Charge Fractionalization in a Mesoscopic Ring

TL;DR

This paper investigates electron fractionalization in a strongly interacting one-dimensional ring, proposing magnetic field-based measurements to distinguish true fractionalization from other effects.

Contribution

It introduces non-invasive magnetic field profile measurements as a novel way to detect and differentiate electron fractionalization in mesoscopic rings.

Findings

Magnetic-field squared profiles depend on fractionalization degree.

Proposed measures can distinguish fractionalization from superposition and classical effects.
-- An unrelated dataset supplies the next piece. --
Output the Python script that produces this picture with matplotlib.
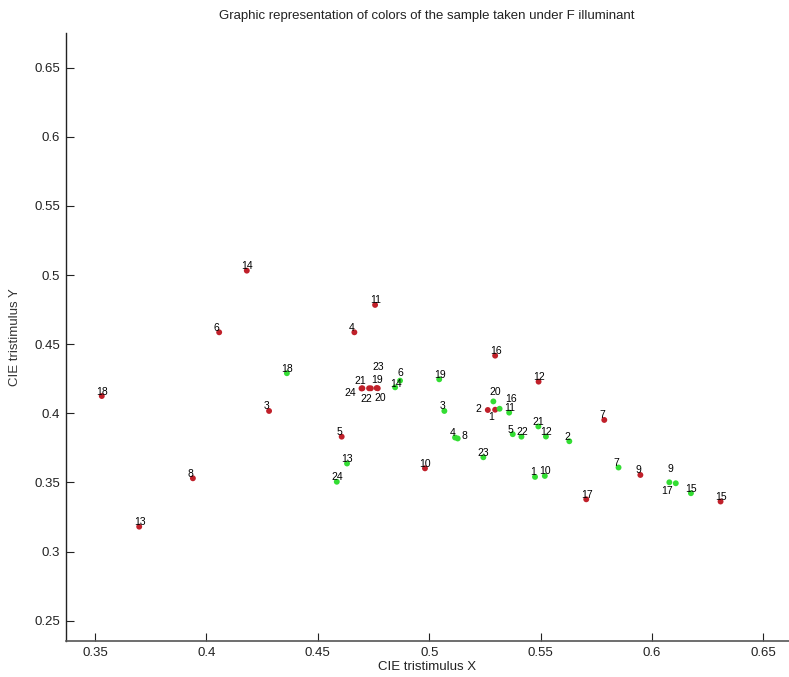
import matplotlib
matplotlib.use("Agg")
import matplotlib.pyplot as plt

# ---- data ----
red_ids = list(range(1, 25))
red_x = [0.5296, 0.5263, 0.4281, 0.4664, 0.4607, 0.4057, 0.5786, 0.3939, 0.5948, 0.4981,
         0.4757, 0.5491, 0.3698, 0.4181, 0.6308, 0.5296, 0.5705, 0.3530, 0.4738, 0.4769,
         0.4700, 0.4730, 0.4764, 0.4696]
red_y = [0.4026, 0.4024, 0.4017, 0.4586, 0.3831, 0.4586, 0.3952, 0.3530, 0.3554, 0.3602,
         0.4784, 0.4229, 0.3180, 0.5032, 0.3362, 0.4417, 0.3378, 0.4125, 0.4181, 0.4181,
         0.4181, 0.4181, 0.4183, 0.4180]

green_ids = list(range(1, 25))
green_x = [0.5475, 0.5629, 0.5068, 0.5116, 0.5375, 0.4869, 0.5850, 0.5128, 0.6078, 0.5519,
           0.5359, 0.5524, 0.4631, 0.4847, 0.6175, 0.5316, 0.6107, 0.4361, 0.5045, 0.5288,
           0.5490, 0.5414, 0.5243, 0.4585]
green_y = [0.3540, 0.3798, 0.4017, 0.3825, 0.3849, 0.4236, 0.3608, 0.3818, 0.3501, 0.3547,
           0.4005, 0.3832, 0.3637, 0.4188, 0.3422, 0.4033, 0.3494, 0.4290, 0.4246, 0.4086,
           0.3905, 0.3831, 0.3682, 0.3505]

x_ticks = [0.35, 0.4, 0.45, 0.5, 0.55, 0.6, 0.65]
y_ticks = [0.25, 0.3, 0.35, 0.4, 0.45, 0.5, 0.55, 0.6, 0.65]
x_tick_labels = ["0.35", "0.4", "0.45", "0.5", "0.55", "0.6", "0.65"]
y_tick_labels = ["0.25", "0.3", "0.35", "0.4", "0.45", "0.5", "0.55", "0.6", "0.65"]

title = "Graphic representation of colors of the sample taken under F illuminant"
xlabel = "CIE tristimulus X"
ylabel = "CIE tristimulus Y"

# ---- label placement (pixel offsets of label centre from its dot) ----
red_label_offsets = {21: (-1.6, 7.3), 24: (-11.5, -4.8), 22: (-2.3, -11.0),
                     19: (6.6, 8.3), 20: (2.3, -9.4), 23: (1.2, 21.3),
                     2: (-9.0, 1.0), 1: (-4.0, -7.0)}
green_label_offsets = {20: (1.7, 9.8), 16: (11.5, 10.1), 8: (6.3, 2.5),
                       9: (0.7, 13.3), 17: (-8.7, -7.7), 6: (0.5, 8.0),
                       14: (0.5, 3.0)}

FONT = ["Liberation Sans", "DejaVu Sans"]
plt.rcParams["font.family"] = FONT

W, H = 789, 677
fig = plt.figure(figsize=(W / 100, H / 100), dpi=100)
ax = fig.add_axes([65.7 / W, 1 - 641 / H, (788.5 - 65.7) / W, (641 - 33) / H])

red_c = "#C0202A"
green_c = "#33DD33"
ax.scatter(red_x, red_y, s=18, color=red_c, edgecolors="none", zorder=2)
ax.scatter(green_x, green_y, s=18, color=green_c, edgecolors="none", zorder=2)


def default_offset(n):
    txt = str(n)
    return (-5 + len(txt) * 5.4 / 2, 4.5)


for ids, xs, ys, offs in [(red_ids, red_x, red_y, red_label_offsets),
                          (green_ids, green_x, green_y, green_label_offsets)]:
    for i, x, y in zip(ids, xs, ys):
        dx, dy = offs.get(i, default_offset(i))
        ax.annotate(str(i), (x, y), xytext=(dx, dy), textcoords="offset pixels",
                    ha="center", va="center", fontsize=7.5, color="black", zorder=3)

ax.set_xlim(0.3368, 0.6613)
ax.set_ylim(0.2353, 0.6751)
ax.set_xticks(x_ticks)
ax.set_xticklabels(x_tick_labels)
ax.set_yticks(y_ticks)
ax.set_yticklabels(y_tick_labels)

for s in ["top", "right"]:
    ax.spines[s].set_visible(False)
ax.spines["left"].set_color("#222222")
ax.spines["bottom"].set_color("#555555")
ax.spines["left"].set_linewidth(1.0)
ax.spines["bottom"].set_linewidth(1.2)

ax.tick_params(direction="in", length=6, width=0.8, labelsize=9.5, pad=4,
               colors="#222222", labelcolor="#222222")

ax.set_title(title, fontsize=9.5, color="#222222", pad=10)
ax.set_xlabel(xlabel, fontsize=9.5, color="#222222", labelpad=2)
ax.set_ylabel(ylabel, fontsize=9.5, color="#333333", labelpad=10)

fig.savefig("out.png", dpi=100)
Persistent current measurements support the differentiation method.

Abstract

We study the fractionalization of an electron tunneling into a strongly interacting electronic one-dimensional ring. As a complement to transport measurements in quantum wires connected to leads, we propose non-invasive measures involving the magnetic field profile around the ring to probe this fractionalization. In particular, we show that the magnetic-field squared produced by the electron and the power that it would induce in a detector exhibit anisotropic profiles that depend on the degree of fractionalization. We contrast true fractionalization with two other scenarios which could mimic it -- quantum superposition and classical probabilistic electron insertion. We show that the proposed field-dependent measures and those of the persistent current can distinguish between these three scenarios.